> **Instructions to follow**: Exactly as written, quote every line that follows, skipping the images.

#### Provided material ####

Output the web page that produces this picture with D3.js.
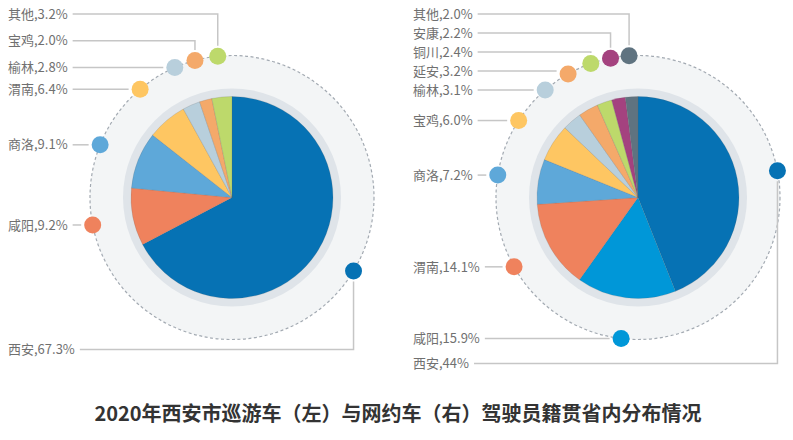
<!DOCTYPE html>
<html><head><meta charset="utf-8">
<script src="https://cdn.jsdelivr.net/npm/d3@7"></script>
<style>body{margin:0;background:#fff} svg{display:block}</style>
</head><body><svg id="c" width="793" height="440"></svg>
<script>
// ---- data ----
const leftCategories  = ["西安","咸阳","商洛","渭南","榆林","宝鸡","其他"];
const leftValues      = [67.3, 9.2, 9.1, 6.4, 2.8, 2.0, 3.2];
const rightCategories = ["西安","咸阳","渭南","商洛","宝鸡","榆林","延安","铜川","安康","其他"];
const rightValues     = [44, 15.9, 14.1, 7.2, 6.0, 3.1, 3.2, 2.4, 2.2, 2.0];
const titleText = "2020年西安市巡游车（左）与网约车（右）驾驶员籍贯省内分布情况";

// ---- styles ----
const leftColors  = ["#0672b4","#ef825d","#5ea8d9","#fec662","#b8cfdc","#f4a96a","#bdd96b"];
const rightColors = ["#0672b4","#0097d8","#ef825d","#5ea8d9","#fec662","#b8cfdc","#f4a96a","#bdd96b","#a4427f","#5f7380"];
const FONT = "'Noto Sans CJK SC','Noto Sans',sans-serif";

const svg = d3.select("#c");
const fmt = v => (Number.isInteger(v) && v >= 10) ? String(v) : d3.format(".1f")(v);

function drawChart(cx, cy, cats, vals, colors, labelX) {
  const R = 142, ringR = 109, pieR = 101, dotR = 8.5, yTop = 14, gap = 17;
  const g = svg.append("g");
  const c = g.append("g").attr("transform", `translate(${cx},${cy})`);
  c.append("circle").attr("r", R).attr("fill", "#f3f5f6");
  c.append("circle").attr("r", ringR).attr("fill", "#dfe4e9");
  const pie = d3.pie().sort(null).value(d => d.v);
  const data = cats.map((n, i) => ({n, v: vals[i], col: colors[i]}));
  const arcs = pie(data);
  const arc = d3.arc().innerRadius(0).outerRadius(pieR);
  c.selectAll("path.s").data(arcs).join("path")
    .attr("d", arc).attr("fill", d => d.data.col)
    .attr("stroke", "rgba(90,90,90,0.35)").attr("stroke-width", 0.5);
  c.append("circle").attr("r", R).attr("fill", "none")
    .attr("stroke", "#a3aab2").attr("stroke-width", 1.2).attr("stroke-dasharray", "3,2.5");

  const pts = arcs.map(a => {
    const m = (a.startAngle + a.endAngle) / 2;
    return {x: cx + R * Math.sin(m), y: cy - R * Math.cos(m), col: a.data.col, n: a.data.n, v: a.data.v};
  });
  // label layout: first item goes to the bottom; the others follow their dots,
  // crowded ones near the top are spread evenly up to the top margin
  const rest = pts.slice(1);
  let prev = Infinity, pushedFrom = rest.length;
  rest.forEach((p, i) => {
    if (p.y <= prev - gap) { p.ly = p.y; }
    else { p.ly = prev - gap; if (pushedFrom === rest.length) pushedFrom = i; }
    prev = p.ly;
  });
  if (pushedFrom < rest.length) {
    const anchor = rest[pushedFrom - 1];
    const steps = rest.length - pushedFrom;
    for (let k = pushedFrom; k < rest.length; k++) {
      const t = (k - (pushedFrom - 1)) / steps;
      rest[k].ly = anchor.ly + (yTop - anchor.ly) * t;
    }
  }
  const maxLy = d3.max(rest, p => p.ly);
  pts[0].ly = Math.max(cy + R + 10, maxLy + 25);

  const lineCol = "#c6c6c6";
  pts.forEach(p => {
    const t = g.append("text").attr("x", labelX).attr("y", p.ly).attr("dy", "0.36em")
      .attr("font-family", FONT).attr("font-size", 13).attr("fill", "#707070")
      .text(`${p.n},${fmt(p.v)}%`);
    const x0 = labelX + t.node().getComputedTextLength() + 5;
    let d;
    if (p.ly > p.y + dotR + 2) {
      d = `M${x0},${p.ly}H${p.x}V${p.y + dotR + 2}`;
    } else if (p.ly < p.y - dotR - 2) {
      d = `M${x0},${p.ly}H${p.x}V${p.y - dotR - 2}`;
    } else {
      d = `M${x0},${p.ly}H${p.x - dotR - 3}`;
    }
    g.insert("path", "text").attr("d", d).attr("fill", "none")
      .attr("stroke", lineCol).attr("stroke-width", 1.5);
  });
  g.selectAll("circle.dot").data(pts).join("circle").attr("class", "dot")
    .attr("cx", d => d.x).attr("cy", d => d.y).attr("r", dotR).attr("fill", d => d.col);
}

drawChart(232, 197.5, leftCategories, leftValues, leftColors, 8);
drawChart(638, 197.5, rightCategories, rightValues, rightColors, 413);

svg.append("text").attr("x", 398).attr("y", 414).attr("dy", "0.36em")
  .attr("text-anchor", "middle").attr("font-family", FONT).attr("font-weight", 700)
  .attr("font-size", 20).attr("fill", "#333").text(titleText);
</script></body></html>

####

> **Correct response**:
Output the web page that produces this picture with D3.js.
<!DOCTYPE html>
<html><head><meta charset="utf-8">
<script src="https://cdn.jsdelivr.net/npm/d3@7"></script>
<style>body{margin:0;background:#fff} svg{display:block}</style>
</head><body><svg id="c" width="793" height="440"></svg>
<script>
// ---- data ----
const leftCategories  = ["西安","咸阳","商洛","渭南","榆林","宝鸡","其他"];
const leftValues      = [67.3, 9.2, 9.1, 6.4, 2.8, 2.0, 3.2];
const rightCategories = ["西安","咸阳","渭南","商洛","宝鸡","榆林","延安","铜川","安康","其他"];
const rightValues     = [44, 15.9, 14.1, 7.2, 6.0, 3.1, 3.2, 2.4, 2.2, 2.0];
const titleText = "2020年西安市巡游车（左）与网约车（右）驾驶员籍贯省内分布情况";

// ---- styles ----
const leftColors  = ["#0672b4","#ef825d","#5ea8d9","#fec662","#b8cfdc","#f4a96a","#bdd96b"];
const rightColors = ["#0672b4","#0097d8","#ef825d","#5ea8d9","#fec662","#b8cfdc","#f4a96a","#bdd96b","#a4427f","#5f7380"];
const FONT = "'Noto Sans CJK SC','Noto Sans',sans-serif";

const svg = d3.select("#c");
const fmt = v => (Number.isInteger(v) && v >= 10) ? String(v) : d3.format(".1f")(v);

function drawChart(cx, cy, cats, vals, colors, labelX) {
  const R = 142, ringR = 109, pieR = 101, dotR = 8.5, yTop = 14, gap = 17;
  const g = svg.append("g");
  const c = g.append("g").attr("transform", `translate(${cx},${cy})`);
  c.append("circle").attr("r", R).attr("fill", "#f3f5f6");
  c.append("circle").attr("r", ringR).attr("fill", "#dfe4e9");
  const pie = d3.pie().sort(null).value(d => d.v);
  const data = cats.map((n, i) => ({n, v: vals[i], col: colors[i]}));
  const arcs = pie(data);
  const arc = d3.arc().innerRadius(0).outerRadius(pieR);
  c.selectAll("path.s").data(arcs).join("path")
    .attr("d", arc).attr("fill", d => d.data.col)
    .attr("stroke", "rgba(90,90,90,0.35)").attr("stroke-width", 0.5);
  c.append("circle").attr("r", R).attr("fill", "none")
    .attr("stroke", "#a3aab2").attr("stroke-width", 1.2).attr("stroke-dasharray", "3,2.5");

  const pts = arcs.map(a => {
    const m = (a.startAngle + a.endAngle) / 2;
    return {x: cx + R * Math.sin(m), y: cy - R * Math.cos(m), col: a.data.col, n: a.data.n, v: a.data.v};
  });
  // label layout: first item goes to the bottom; the others follow their dots,
  // crowded ones near the top are spread evenly up to the top margin
  const rest = pts.slice(1);
  let prev = Infinity, pushedFrom = rest.length;
  rest.forEach((p, i) => {
    if (p.y <= prev - gap) { p.ly = p.y; }
    else { p.ly = prev - gap; if (pushedFrom === rest.length) pushedFrom = i; }
    prev = p.ly;
  });
  if (pushedFrom < rest.length) {
    const anchor = rest[pushedFrom - 1];
    const steps = rest.length - pushedFrom;
    for (let k = pushedFrom; k < rest.length; k++) {
      const t = (k - (pushedFrom - 1)) / steps;
      rest[k].ly = anchor.ly + (yTop - anchor.ly) * t;
    }
  }
  const maxLy = d3.max(rest, p => p.ly);
  pts[0].ly = Math.max(cy + R + 10, maxLy + 25);

  const lineCol = "#c6c6c6";
  pts.forEach(p => {
    const t = g.append("text").attr("x", labelX).attr("y", p.ly).attr("dy", "0.36em")
      .attr("font-family", FONT).attr("font-size", 13).attr("fill", "#707070")
      .text(`${p.n},${fmt(p.v)}%`);
    const x0 = labelX + t.node().getComputedTextLength() + 5;
    let d;
    if (p.ly > p.y + dotR + 2) {
      d = `M${x0},${p.ly}H${p.x}V${p.y + dotR + 2}`;
    } else if (p.ly < p.y - dotR - 2) {
      d = `M${x0},${p.ly}H${p.x}V${p.y - dotR - 2}`;
    } else {
      d = `M${x0},${p.ly}H${p.x - dotR - 3}`;
    }
    g.insert("path", "text").attr("d", d).attr("fill", "none")
      .attr("stroke", lineCol).attr("stroke-width", 1.5);
  });
  g.selectAll("circle.dot").data(pts).join("circle").attr("class", "dot")
    .attr("cx", d => d.x).attr("cy", d => d.y).attr("r", dotR).attr("fill", d => d.col);
}

drawChart(232, 197.5, leftCategories, leftValues, leftColors, 8);
drawChart(638, 197.5, rightCategories, rightValues, rightColors, 413);

svg.append("text").attr("x", 398).attr("y", 414).attr("dy", "0.36em")
  .attr("text-anchor", "middle").attr("font-family", FONT).attr("font-weight", 700)
  .attr("font-size", 20).attr("fill", "#333").text(titleText);
</script></body></html>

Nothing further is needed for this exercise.